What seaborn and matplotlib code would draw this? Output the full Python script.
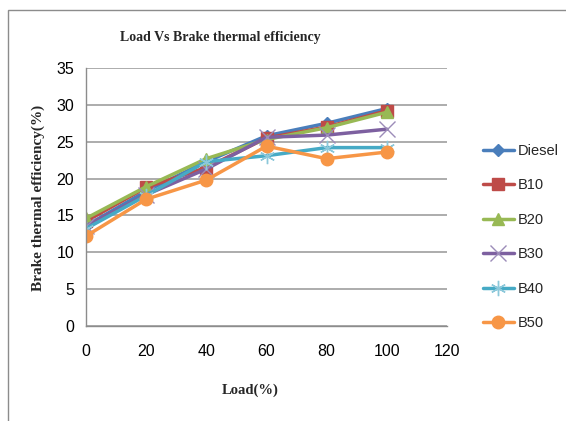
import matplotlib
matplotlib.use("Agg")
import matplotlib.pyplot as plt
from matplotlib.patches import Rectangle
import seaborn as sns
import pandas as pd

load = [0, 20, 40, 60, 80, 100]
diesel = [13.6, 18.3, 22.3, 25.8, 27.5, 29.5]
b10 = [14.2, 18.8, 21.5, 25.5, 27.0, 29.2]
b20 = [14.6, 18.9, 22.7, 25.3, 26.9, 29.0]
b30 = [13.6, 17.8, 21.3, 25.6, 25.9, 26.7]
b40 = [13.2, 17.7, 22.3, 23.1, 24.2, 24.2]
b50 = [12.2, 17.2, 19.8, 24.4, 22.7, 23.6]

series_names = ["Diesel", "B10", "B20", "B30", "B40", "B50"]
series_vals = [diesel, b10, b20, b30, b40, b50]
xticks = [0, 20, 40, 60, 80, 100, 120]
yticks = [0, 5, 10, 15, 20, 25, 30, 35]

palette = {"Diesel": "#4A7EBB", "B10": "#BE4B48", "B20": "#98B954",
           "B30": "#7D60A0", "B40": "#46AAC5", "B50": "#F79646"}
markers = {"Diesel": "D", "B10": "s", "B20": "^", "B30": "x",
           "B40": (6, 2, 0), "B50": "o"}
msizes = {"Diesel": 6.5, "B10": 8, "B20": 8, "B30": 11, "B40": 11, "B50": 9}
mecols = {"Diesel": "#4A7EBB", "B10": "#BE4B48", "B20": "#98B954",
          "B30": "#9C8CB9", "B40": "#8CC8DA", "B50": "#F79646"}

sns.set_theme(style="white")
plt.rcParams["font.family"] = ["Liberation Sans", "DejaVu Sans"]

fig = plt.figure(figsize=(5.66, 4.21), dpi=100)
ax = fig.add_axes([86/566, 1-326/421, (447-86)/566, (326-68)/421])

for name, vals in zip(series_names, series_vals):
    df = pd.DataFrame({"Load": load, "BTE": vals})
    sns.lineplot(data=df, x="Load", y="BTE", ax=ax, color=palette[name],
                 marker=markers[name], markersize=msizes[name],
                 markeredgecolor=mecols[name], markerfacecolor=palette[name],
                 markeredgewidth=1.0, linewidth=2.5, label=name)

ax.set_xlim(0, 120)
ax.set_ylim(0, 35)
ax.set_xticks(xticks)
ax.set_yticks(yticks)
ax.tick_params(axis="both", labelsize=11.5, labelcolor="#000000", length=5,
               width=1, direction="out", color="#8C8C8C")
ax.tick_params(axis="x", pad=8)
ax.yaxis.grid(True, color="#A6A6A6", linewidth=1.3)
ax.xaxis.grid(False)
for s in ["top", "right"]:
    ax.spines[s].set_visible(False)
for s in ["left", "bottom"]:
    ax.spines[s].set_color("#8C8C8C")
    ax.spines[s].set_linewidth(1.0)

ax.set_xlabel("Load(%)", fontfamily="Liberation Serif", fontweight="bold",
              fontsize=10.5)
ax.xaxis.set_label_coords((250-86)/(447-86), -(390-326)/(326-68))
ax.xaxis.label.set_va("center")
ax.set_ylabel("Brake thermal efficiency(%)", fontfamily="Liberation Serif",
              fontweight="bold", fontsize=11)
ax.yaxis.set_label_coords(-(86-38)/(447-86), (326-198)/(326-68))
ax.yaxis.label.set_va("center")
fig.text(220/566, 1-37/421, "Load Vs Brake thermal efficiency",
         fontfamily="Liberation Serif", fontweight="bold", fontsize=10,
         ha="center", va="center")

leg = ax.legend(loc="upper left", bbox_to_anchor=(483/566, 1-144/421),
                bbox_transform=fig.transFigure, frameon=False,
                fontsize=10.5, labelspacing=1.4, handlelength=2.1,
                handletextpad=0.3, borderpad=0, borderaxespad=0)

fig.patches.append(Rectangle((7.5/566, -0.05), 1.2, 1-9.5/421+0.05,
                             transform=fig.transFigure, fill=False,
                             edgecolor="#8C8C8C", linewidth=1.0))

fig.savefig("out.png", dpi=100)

------------------------------------------------

Short exercise
Copy every line in the listing above where the string "seaborn" turns up.

Output
What seaborn and matplotlib code would draw this? Output the full Python script.
import seaborn as sns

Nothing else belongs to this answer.